# START OF DATA SECTION

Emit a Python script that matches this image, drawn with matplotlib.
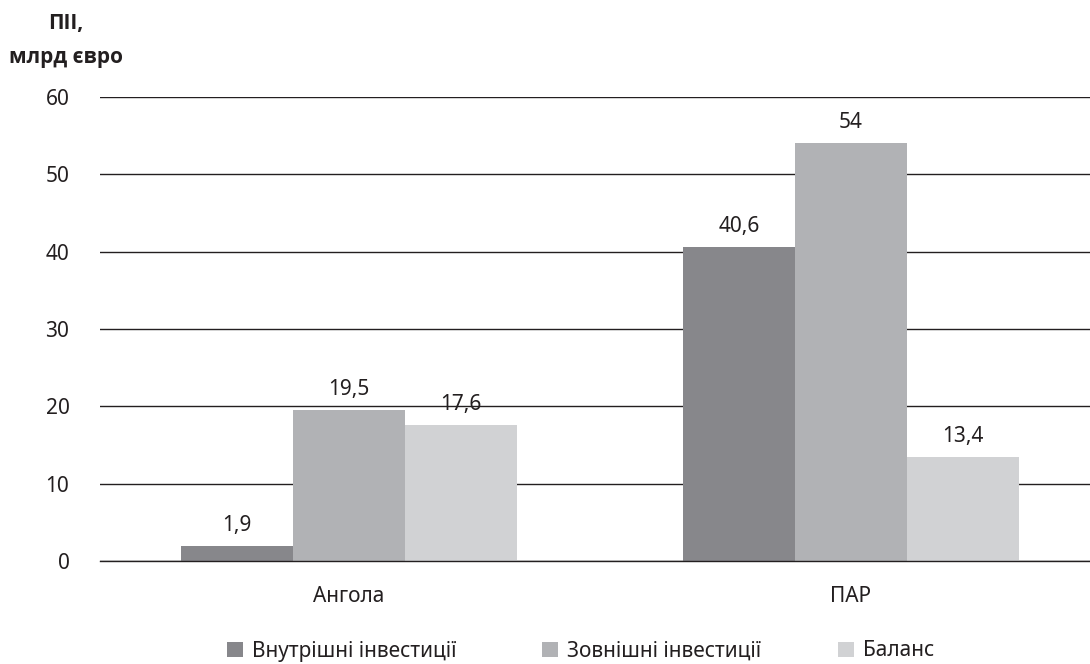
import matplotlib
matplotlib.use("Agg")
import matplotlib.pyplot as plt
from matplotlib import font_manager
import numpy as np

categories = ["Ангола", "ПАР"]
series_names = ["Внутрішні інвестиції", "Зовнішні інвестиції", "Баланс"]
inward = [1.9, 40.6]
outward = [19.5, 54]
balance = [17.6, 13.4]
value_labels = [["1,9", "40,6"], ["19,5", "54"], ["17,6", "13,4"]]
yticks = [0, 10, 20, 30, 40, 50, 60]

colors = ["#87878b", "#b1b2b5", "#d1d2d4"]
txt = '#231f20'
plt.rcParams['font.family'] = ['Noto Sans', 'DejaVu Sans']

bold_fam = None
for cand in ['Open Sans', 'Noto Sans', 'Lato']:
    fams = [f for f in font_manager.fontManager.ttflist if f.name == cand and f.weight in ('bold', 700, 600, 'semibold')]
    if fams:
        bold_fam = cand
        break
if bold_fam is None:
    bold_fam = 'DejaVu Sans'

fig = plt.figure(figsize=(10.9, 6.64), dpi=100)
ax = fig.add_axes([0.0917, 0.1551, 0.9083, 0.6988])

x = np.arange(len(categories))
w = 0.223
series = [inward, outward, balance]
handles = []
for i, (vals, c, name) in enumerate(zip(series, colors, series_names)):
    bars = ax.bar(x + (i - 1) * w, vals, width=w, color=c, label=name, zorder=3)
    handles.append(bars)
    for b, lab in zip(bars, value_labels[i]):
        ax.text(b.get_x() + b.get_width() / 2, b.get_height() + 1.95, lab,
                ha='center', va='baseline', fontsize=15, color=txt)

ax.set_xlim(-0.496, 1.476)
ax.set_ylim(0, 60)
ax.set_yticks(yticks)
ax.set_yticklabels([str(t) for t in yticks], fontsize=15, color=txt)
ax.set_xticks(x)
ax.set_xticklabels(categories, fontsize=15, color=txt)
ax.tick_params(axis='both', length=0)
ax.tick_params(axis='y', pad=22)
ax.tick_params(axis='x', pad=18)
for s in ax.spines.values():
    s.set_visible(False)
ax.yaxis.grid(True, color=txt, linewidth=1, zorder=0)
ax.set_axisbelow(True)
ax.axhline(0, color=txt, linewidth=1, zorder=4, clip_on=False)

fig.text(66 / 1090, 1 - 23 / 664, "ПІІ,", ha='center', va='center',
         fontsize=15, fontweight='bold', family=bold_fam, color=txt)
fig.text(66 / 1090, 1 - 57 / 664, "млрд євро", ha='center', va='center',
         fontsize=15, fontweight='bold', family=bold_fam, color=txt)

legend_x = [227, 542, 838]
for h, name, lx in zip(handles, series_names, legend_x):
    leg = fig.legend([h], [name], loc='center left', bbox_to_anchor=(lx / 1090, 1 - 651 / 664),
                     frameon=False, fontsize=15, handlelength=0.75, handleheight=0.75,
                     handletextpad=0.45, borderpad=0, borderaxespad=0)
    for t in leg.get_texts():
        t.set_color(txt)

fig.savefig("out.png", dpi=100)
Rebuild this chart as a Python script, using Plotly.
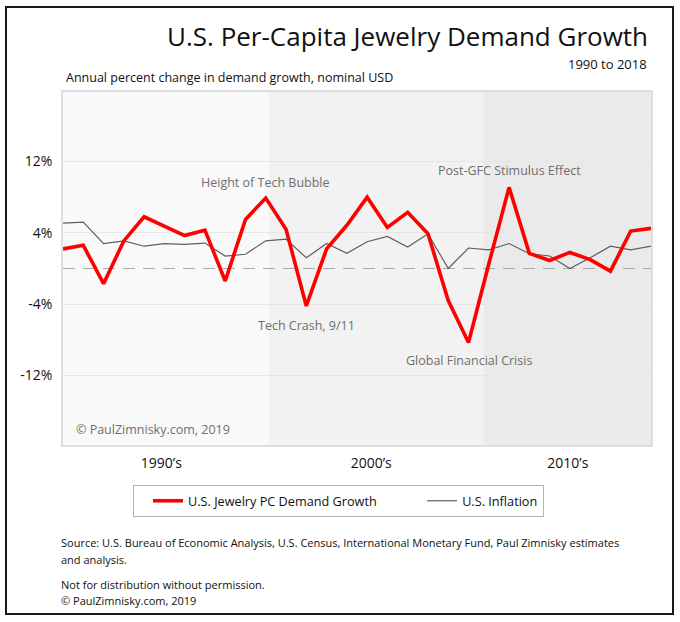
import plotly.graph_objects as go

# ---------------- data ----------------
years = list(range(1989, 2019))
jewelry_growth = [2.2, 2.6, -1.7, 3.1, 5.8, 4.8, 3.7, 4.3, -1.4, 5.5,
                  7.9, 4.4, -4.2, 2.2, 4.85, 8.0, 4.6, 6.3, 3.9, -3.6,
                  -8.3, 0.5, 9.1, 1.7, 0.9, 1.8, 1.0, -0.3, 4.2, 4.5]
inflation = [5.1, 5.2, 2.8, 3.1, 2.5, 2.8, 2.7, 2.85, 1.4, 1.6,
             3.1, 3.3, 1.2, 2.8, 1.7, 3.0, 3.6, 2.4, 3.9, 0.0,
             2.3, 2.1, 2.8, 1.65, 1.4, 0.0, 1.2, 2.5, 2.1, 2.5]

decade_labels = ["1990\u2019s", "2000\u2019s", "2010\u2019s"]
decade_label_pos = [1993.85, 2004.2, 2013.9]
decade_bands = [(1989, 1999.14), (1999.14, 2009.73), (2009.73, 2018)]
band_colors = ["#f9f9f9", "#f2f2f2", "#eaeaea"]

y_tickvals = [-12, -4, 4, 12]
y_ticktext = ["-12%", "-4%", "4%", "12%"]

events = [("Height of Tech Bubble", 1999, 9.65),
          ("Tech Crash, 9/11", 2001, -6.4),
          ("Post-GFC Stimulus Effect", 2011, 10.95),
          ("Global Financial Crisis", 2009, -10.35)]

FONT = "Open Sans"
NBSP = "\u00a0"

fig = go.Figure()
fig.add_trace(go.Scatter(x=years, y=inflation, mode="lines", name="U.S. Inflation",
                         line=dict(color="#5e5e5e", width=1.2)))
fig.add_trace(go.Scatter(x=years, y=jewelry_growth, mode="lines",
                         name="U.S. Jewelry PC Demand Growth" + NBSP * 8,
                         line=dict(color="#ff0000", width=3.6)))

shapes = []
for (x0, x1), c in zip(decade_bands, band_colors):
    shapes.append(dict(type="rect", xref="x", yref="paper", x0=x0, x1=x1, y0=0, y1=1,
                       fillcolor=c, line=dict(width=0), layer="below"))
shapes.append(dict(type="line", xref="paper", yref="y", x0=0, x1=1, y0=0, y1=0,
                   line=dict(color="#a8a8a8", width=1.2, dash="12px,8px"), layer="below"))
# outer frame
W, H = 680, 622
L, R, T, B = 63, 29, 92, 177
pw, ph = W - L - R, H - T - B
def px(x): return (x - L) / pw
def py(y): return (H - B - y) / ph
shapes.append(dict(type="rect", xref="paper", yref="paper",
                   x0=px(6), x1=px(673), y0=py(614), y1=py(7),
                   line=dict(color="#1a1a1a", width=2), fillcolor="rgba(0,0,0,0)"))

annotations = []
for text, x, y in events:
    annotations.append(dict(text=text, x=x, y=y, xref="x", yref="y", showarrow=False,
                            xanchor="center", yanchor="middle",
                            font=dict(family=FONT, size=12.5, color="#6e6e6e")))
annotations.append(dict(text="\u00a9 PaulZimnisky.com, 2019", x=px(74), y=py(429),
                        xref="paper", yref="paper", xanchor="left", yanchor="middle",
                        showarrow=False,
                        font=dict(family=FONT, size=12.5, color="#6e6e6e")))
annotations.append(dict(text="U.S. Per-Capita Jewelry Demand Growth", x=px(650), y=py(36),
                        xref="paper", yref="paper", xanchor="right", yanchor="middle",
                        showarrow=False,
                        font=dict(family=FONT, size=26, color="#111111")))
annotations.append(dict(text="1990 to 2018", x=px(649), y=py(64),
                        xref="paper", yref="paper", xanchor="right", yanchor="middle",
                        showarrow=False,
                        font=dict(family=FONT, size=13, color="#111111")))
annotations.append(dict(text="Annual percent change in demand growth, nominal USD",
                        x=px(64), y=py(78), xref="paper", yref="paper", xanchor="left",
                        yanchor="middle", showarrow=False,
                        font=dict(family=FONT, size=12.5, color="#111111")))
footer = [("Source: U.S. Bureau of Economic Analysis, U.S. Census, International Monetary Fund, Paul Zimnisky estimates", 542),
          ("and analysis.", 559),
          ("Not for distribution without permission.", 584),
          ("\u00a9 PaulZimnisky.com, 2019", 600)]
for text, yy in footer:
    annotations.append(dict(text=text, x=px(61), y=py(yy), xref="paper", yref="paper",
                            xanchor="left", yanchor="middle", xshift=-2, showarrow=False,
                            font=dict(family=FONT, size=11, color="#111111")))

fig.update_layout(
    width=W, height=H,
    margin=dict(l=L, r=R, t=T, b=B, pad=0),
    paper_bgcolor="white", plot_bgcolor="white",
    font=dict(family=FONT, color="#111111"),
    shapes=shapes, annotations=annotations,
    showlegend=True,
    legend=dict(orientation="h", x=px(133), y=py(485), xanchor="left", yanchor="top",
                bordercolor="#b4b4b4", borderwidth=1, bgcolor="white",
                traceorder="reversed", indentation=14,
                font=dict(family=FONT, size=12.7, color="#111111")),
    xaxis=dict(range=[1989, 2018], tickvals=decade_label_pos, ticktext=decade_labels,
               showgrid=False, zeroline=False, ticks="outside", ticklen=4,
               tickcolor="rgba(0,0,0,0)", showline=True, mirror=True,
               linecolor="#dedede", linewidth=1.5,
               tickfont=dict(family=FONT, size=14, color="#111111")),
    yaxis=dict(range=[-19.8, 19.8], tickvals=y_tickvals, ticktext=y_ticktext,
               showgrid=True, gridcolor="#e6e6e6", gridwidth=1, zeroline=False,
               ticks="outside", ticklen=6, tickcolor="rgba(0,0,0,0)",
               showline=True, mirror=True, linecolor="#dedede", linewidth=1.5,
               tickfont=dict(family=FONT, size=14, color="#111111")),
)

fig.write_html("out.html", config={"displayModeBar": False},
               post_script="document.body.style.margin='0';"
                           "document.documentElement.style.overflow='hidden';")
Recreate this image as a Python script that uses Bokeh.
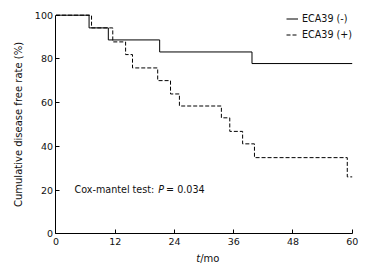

# END OF DATA SECTION

:: STATED PROBLEM ::
Restate exactly, please, only the lines between the start of the data and the line containing "import numpy as np", both ends included, skipping the pictures.

:: SOLUTION BELOW ::
Emit a Python script that matches this image, drawn with matplotlib.
import matplotlib
matplotlib.use("Agg")
import matplotlib.pyplot as plt
from matplotlib import font_manager
import numpy as np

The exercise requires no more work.